Mit dieser Predigt vermittelt Pastor Rußmann eine Reihe von Erkenntnissen, die sich aus der Betrachtung dieses Textes ergeben. Das ist die Gestalt des Petrus. Er ist ein Heiliger. Für unsere Zeit interpretiert: Er ist ein Vorbild. Dann wird zu Recht auf die Wichtigkeit von Vorbildern in der Gesellschaft und für den Glauben verwiesen. Daraus erwächst Begeisterung. Dieser Gedanke wird unterstrichen durch ein starkes Zitat von Hegel („ohne Begeisterung geschieht nichts Großes“) und der folgenden Klage über den Zustand der Christenheit, der es bei allem Bekenntnis zu wichtigen Werten an „Begeisterung“ fehlt. Petrus ist einer, der sich für Jesus begeistert hat. Dafür werden eine ganze Reihe guter biblischer Beispiele herangezogen.

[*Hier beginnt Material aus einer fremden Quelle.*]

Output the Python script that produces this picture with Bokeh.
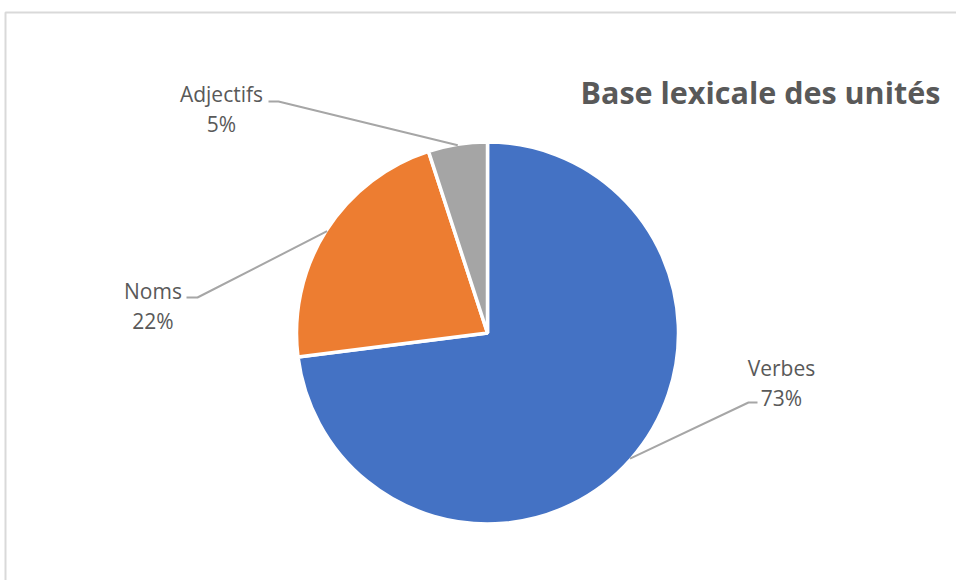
import numpy as np
from bokeh.plotting import figure
from bokeh.models import Range1d, ColumnDataSource
from bokeh.core.properties import value
from bokeh.embed import file_html
from bokeh.resources import INLINE

# ---- data ----
categories = ["Verbes", "Noms", "Adjectifs"]
percents = [73, 22, 5]
colors = ["#4472C4", "#ED7D31", "#A5A5A5"]
title_text = "Base lexicale des unités"

# ---- layout (pixel coordinates, y measured from top) ----
W, H = 956, 580
cx_px, cy_px, radius = 487, 332.5, 191
LABEL_FS, TITLE_FS = 21, 30.5
SHIFT = 0.36  # baseline correction (fraction of font size)
# label text positions: (x center, baseline of name line, baseline of % line)
label_pos = {
    "Verbes": (781, 375, 405),
    "Noms": (152.5, 298, 328),
    "Adjectifs": (221, 101, 131),
}
# leader elbow: (elbow x, elbow y, end x)
leader_pos = {
    "Verbes": (748, 402, 757),
    "Noms": (197, 297, 186),
    "Adjectifs": (278, 101, 268),
}

def Y(ypx):
    return H - ypx

cx, cy = cx_px, Y(cy_px)

p = figure(width=W, height=H, output_backend="svg", toolbar_location=None,
           x_range=Range1d(0, W), y_range=Range1d(0, H), min_border=0)
p.axis.visible = False
p.grid.visible = False
p.outline_line_color = None
p.background_fill_color = "white"
p.border_fill_color = "white"

# outer frame
p.quad(left=[5], right=[W + 20], top=[Y(12)], bottom=[-20],
       fill_color=None, line_color="#d9d9d9", line_width=2)

total = float(sum(percents))
fr = np.array(percents) / total
cum = np.concatenate([[0], np.cumsum(fr)])
start = np.pi / 2 - 2 * np.pi * cum[:-1]
end = np.pi / 2 - 2 * np.pi * cum[1:]
mid = (start + end) / 2

src = ColumnDataSource(dict(start=start, end=end, color=colors, cat=categories))
p.wedge(x=cx, y=cy, radius=radius, start_angle="start", end_angle="end",
        direction="clock", fill_color="color", line_color="white", line_width=3.5,
        source=src)

# leader lines and labels
for i, cat in enumerate(categories):
    ax = cx + (radius - 1) * np.cos(mid[i])
    ay = cy + (radius - 1) * np.sin(mid[i])
    ex, ey, endx = leader_pos[cat]
    p.line([ax, ex, endx], [ay, Y(ey), Y(ey)], line_color="#A6A6A6", line_width=2)
    lx, b1, b2 = label_pos[cat]
    s = SHIFT * LABEL_FS
    p.text(x=[lx, lx], y=[Y(b1 - s), Y(b2 - s)], text=[cat, f"{percents[i]}%"],
           text_font=value("Open Sans"), text_font_size=f"{LABEL_FS}px",
           text_color="#595959", text_align="center", text_baseline="alphabetic")

p.text(x=[580], y=[Y(102.3 - SHIFT * TITLE_FS)], text=[title_text],
       text_font=value("Open Sans"), text_font_size=f"{TITLE_FS}px",
       text_font_style="bold", text_color="#595959",
       text_align="left", text_baseline="alphabetic")

open("out.html", "w").write(file_html(p, INLINE))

Gut herausgestellt ist die „andere Seite“ der Vorbilder im Glauben, der „Glaubenshelden“, die versagt haben. Es werden eine ganze Reihe von „Versagern“ in der Bibel vorgestellt. Zunächst Petrus, dann Abraham und David. Und dann kommt eine positive Nachricht als zentrale Botschaft der Bibel: „Gott hält ebenso wie Jesus auch den zerbrechlichen Helden und Heldinnen seine Treue“. Und weiter: „Jesus hält zu Petrus und zu uns Sündern.“ Und später: „Es geht nur darum, den Glauben zu bewahren.“ Das ist die stärkste Stelle der Predigt, die mir gut gefällt und der Gemeinde sicherlich Trost und Ermutigung gibt.
Trotz alledem – den Glauben bewahren! Das ist Ziel und ermutigende Botschaft dieser Predigt, die wie schon andere Predigten des Predigers rhetorisch eingängig und gut zu hören/lesen sind.
Interessant dass ein evangelischer Pfarrer den scheidenden Papst als Kronzeugen nennt! Aber warum eigentlich nicht? Im evangelischen Raum scheint eben keine “”Vorbilder” zu geben!? Aber war das schon einmal anders? Viele Vorbilder, an denen wir uns ausrichten, sind oft schon tot und erfahren ihre Würdigung erst posthum.
Somit sind wir als Ruderer “im Schifflein Petri” aufgerufen, endlich mal (mit Begeisterung) zu rudern und den Schlag des Evangeliums aufzunehmen! Dieser Gedanke kann den Predigthörer auf dem Nachhauseweg beschäftigen.
Und dann beginnt die Reform! Ganz einfach. Jeder im eigenen Leben, mit der eigenen Familie, den eigenen Freunden, dem eigenen Berufsfeld!
Hätte dies in der Predigt ausgearbeitet werden müssen?
Man braucht doch immer noch etwas zum Nach-Denken!
Daher: Danke für die begeisternde Predigt!